DIRECTION - State how many lines of the data contain the word "Convert", and write nothing besides the number.

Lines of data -
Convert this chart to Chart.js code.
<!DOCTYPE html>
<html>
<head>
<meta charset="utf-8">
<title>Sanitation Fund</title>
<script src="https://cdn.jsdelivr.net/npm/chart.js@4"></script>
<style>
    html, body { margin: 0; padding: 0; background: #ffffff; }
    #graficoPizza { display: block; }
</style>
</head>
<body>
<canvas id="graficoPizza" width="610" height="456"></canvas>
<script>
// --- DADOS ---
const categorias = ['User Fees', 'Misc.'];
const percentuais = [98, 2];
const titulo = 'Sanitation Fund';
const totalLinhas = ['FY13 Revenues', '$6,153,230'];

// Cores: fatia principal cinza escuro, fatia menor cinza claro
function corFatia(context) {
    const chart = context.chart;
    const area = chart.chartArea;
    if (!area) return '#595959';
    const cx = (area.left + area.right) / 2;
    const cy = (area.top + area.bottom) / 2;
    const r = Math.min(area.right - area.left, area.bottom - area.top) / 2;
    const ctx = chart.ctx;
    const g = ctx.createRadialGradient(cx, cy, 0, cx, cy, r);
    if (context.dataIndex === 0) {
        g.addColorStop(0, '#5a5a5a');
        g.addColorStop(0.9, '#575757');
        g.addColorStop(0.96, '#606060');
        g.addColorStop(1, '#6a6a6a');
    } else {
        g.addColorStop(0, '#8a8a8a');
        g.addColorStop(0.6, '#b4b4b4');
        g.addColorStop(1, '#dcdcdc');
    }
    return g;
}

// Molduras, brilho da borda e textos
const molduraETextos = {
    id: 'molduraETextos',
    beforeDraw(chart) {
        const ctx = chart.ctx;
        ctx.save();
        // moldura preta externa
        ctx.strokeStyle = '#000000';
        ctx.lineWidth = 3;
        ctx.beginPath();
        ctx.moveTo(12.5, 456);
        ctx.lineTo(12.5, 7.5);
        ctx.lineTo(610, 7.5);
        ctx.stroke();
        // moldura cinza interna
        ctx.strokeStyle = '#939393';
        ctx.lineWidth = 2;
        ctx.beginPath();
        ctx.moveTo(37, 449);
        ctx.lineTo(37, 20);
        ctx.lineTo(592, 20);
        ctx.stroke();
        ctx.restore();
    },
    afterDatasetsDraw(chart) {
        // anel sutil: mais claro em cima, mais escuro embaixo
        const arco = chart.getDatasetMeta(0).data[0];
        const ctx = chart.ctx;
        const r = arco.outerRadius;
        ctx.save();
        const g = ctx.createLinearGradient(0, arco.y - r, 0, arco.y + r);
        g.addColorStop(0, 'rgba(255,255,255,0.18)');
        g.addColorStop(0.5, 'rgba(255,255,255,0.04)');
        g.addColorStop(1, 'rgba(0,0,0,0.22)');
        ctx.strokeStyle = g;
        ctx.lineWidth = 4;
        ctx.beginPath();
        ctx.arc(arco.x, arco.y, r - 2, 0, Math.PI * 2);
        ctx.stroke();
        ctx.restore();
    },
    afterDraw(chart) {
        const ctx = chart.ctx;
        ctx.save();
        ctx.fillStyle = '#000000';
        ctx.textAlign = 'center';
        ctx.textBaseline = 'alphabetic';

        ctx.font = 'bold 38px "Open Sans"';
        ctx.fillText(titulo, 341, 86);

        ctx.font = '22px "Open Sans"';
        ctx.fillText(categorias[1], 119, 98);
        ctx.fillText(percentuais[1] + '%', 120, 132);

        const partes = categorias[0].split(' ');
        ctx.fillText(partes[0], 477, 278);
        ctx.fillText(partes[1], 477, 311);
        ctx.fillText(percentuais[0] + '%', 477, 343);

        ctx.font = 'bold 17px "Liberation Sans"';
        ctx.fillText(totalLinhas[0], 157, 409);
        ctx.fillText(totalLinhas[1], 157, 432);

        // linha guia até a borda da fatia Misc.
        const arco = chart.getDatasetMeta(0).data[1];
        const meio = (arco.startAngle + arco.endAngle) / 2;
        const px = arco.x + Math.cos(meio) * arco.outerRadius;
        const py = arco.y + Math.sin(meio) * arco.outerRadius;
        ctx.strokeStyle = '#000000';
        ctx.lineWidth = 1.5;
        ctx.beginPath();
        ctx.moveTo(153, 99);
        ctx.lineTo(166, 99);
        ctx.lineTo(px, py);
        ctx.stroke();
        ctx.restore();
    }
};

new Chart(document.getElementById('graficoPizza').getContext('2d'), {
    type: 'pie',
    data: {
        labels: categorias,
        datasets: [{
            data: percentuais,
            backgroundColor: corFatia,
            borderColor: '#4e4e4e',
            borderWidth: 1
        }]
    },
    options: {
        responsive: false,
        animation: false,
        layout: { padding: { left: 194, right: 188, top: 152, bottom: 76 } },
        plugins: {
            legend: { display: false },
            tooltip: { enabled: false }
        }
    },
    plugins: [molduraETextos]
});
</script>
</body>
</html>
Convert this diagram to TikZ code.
* * *
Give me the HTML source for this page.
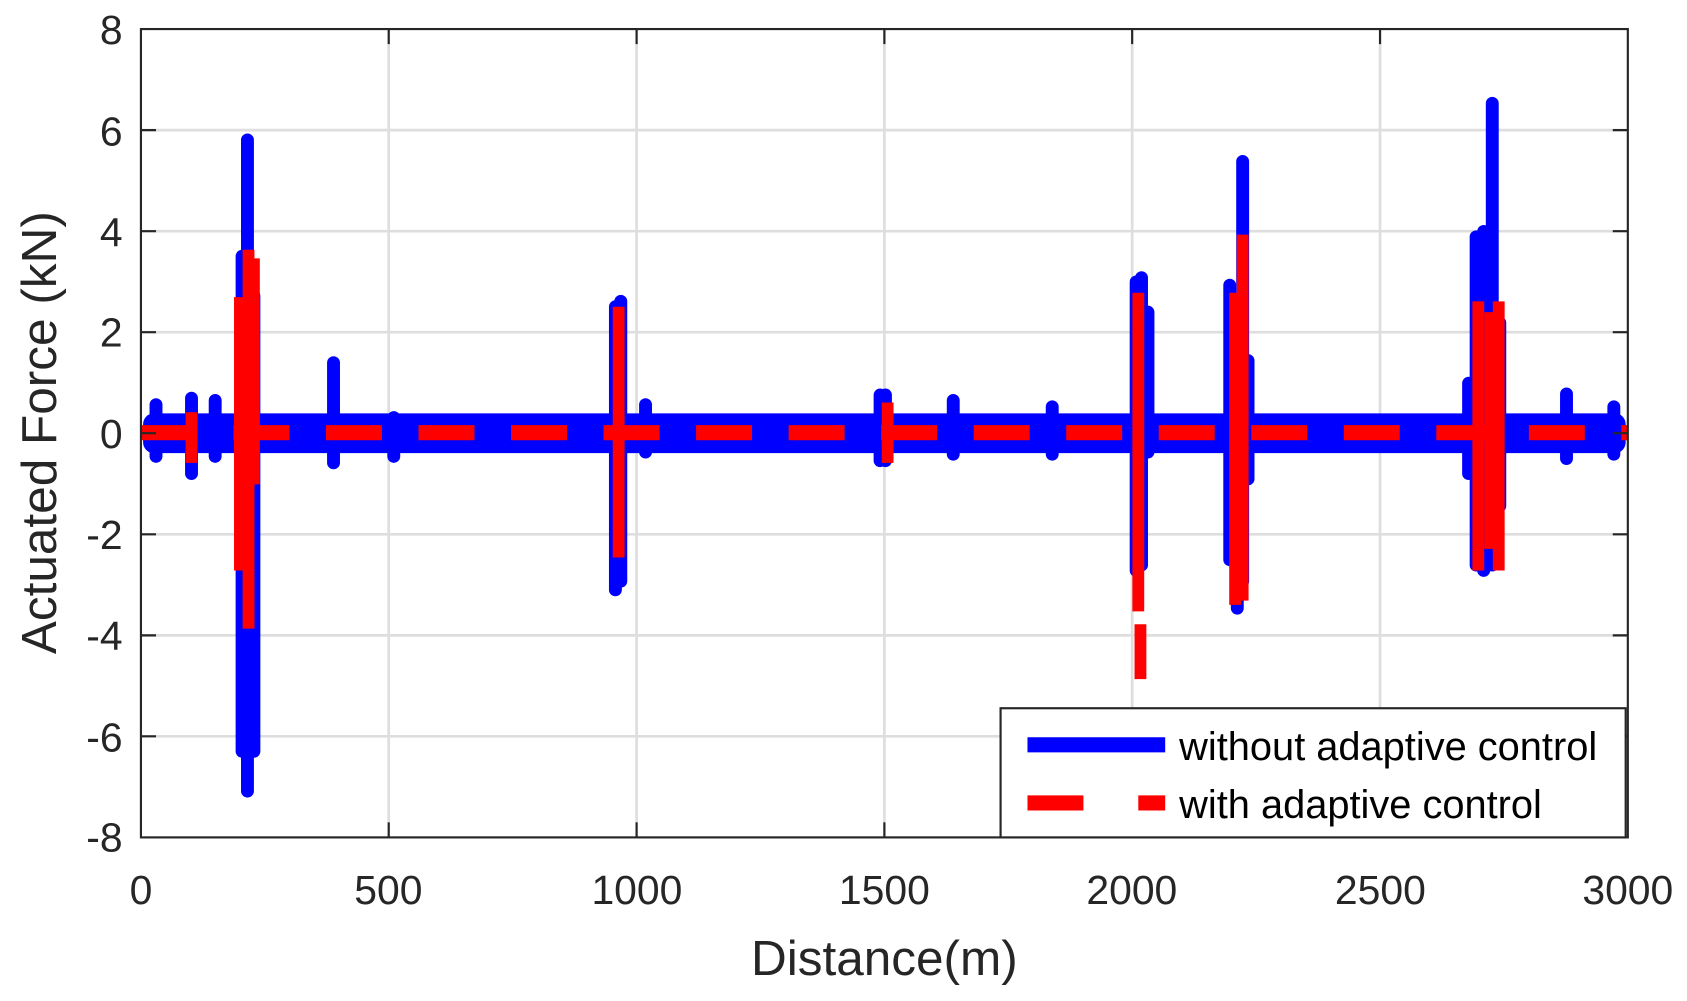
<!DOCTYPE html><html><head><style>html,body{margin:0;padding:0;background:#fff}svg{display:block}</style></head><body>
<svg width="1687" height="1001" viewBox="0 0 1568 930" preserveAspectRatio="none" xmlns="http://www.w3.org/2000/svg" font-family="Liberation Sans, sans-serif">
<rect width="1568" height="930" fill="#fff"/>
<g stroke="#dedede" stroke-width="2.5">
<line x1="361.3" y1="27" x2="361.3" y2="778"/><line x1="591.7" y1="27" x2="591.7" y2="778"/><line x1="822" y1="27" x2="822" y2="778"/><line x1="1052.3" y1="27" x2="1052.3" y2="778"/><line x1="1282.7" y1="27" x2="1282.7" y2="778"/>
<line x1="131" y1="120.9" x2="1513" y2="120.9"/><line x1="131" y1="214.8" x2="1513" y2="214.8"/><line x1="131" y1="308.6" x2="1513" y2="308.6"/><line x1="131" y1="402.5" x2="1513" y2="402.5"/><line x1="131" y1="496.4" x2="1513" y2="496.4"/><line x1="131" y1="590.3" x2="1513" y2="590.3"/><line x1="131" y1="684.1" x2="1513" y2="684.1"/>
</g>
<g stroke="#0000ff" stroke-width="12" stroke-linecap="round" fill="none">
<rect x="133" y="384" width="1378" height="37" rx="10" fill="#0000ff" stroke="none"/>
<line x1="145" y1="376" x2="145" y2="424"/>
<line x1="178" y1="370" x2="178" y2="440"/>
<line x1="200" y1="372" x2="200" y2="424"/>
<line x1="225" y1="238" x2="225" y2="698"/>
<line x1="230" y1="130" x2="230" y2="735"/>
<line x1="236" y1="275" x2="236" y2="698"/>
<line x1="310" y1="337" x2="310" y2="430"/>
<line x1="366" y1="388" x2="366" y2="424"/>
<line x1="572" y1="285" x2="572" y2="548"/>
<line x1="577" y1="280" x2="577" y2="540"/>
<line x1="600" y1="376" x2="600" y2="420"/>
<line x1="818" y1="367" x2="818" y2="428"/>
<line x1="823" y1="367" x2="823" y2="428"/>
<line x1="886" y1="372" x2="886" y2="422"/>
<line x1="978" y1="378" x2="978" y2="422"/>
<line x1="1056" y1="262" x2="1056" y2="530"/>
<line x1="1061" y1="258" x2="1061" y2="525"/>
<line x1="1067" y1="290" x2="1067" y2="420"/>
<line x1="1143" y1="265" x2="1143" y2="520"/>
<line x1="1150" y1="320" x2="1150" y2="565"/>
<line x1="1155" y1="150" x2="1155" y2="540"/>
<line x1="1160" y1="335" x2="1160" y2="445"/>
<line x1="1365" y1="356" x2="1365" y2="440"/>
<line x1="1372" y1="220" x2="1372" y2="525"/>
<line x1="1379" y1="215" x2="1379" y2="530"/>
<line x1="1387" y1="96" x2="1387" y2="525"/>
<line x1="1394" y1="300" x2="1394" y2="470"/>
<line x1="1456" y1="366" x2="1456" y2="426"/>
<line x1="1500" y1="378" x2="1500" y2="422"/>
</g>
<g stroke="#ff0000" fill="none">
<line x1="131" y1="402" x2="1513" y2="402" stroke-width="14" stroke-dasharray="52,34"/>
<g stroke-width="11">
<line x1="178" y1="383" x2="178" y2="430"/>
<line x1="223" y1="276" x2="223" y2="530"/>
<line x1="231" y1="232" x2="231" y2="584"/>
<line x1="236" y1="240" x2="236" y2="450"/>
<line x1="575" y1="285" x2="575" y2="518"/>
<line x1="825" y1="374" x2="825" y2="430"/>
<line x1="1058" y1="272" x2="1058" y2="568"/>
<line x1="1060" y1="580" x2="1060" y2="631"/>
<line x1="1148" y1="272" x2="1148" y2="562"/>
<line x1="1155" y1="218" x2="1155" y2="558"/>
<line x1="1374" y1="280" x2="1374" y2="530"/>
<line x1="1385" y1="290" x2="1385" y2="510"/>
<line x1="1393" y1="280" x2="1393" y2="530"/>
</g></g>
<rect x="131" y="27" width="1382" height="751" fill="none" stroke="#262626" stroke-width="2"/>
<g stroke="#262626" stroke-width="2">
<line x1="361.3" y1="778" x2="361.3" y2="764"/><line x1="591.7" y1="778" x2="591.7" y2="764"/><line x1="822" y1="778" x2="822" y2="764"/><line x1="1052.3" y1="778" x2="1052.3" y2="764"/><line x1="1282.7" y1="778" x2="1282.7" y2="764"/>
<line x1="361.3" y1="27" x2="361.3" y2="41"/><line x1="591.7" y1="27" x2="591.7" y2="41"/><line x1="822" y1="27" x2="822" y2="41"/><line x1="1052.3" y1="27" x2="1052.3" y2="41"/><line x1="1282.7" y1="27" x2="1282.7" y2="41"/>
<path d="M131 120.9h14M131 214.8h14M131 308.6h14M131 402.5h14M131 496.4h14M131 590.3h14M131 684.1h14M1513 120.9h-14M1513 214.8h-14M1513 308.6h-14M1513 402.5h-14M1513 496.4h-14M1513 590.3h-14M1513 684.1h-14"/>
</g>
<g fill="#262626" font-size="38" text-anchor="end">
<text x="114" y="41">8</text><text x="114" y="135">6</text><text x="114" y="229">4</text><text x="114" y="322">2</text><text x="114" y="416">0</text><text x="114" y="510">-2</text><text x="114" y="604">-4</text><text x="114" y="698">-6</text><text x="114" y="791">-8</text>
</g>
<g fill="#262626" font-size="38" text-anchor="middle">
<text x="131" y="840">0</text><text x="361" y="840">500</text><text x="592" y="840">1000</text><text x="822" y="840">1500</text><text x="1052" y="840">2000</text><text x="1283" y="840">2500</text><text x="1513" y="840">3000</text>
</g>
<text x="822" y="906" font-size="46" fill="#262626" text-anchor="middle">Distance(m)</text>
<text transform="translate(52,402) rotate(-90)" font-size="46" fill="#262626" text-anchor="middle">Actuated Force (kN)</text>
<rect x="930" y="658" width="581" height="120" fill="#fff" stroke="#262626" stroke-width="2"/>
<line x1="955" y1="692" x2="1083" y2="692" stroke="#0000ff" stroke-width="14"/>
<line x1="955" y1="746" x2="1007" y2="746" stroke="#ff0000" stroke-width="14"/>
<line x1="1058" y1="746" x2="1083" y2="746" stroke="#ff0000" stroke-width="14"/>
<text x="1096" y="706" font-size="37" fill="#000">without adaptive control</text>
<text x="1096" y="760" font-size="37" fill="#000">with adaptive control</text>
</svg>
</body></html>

TASK RESULT - 2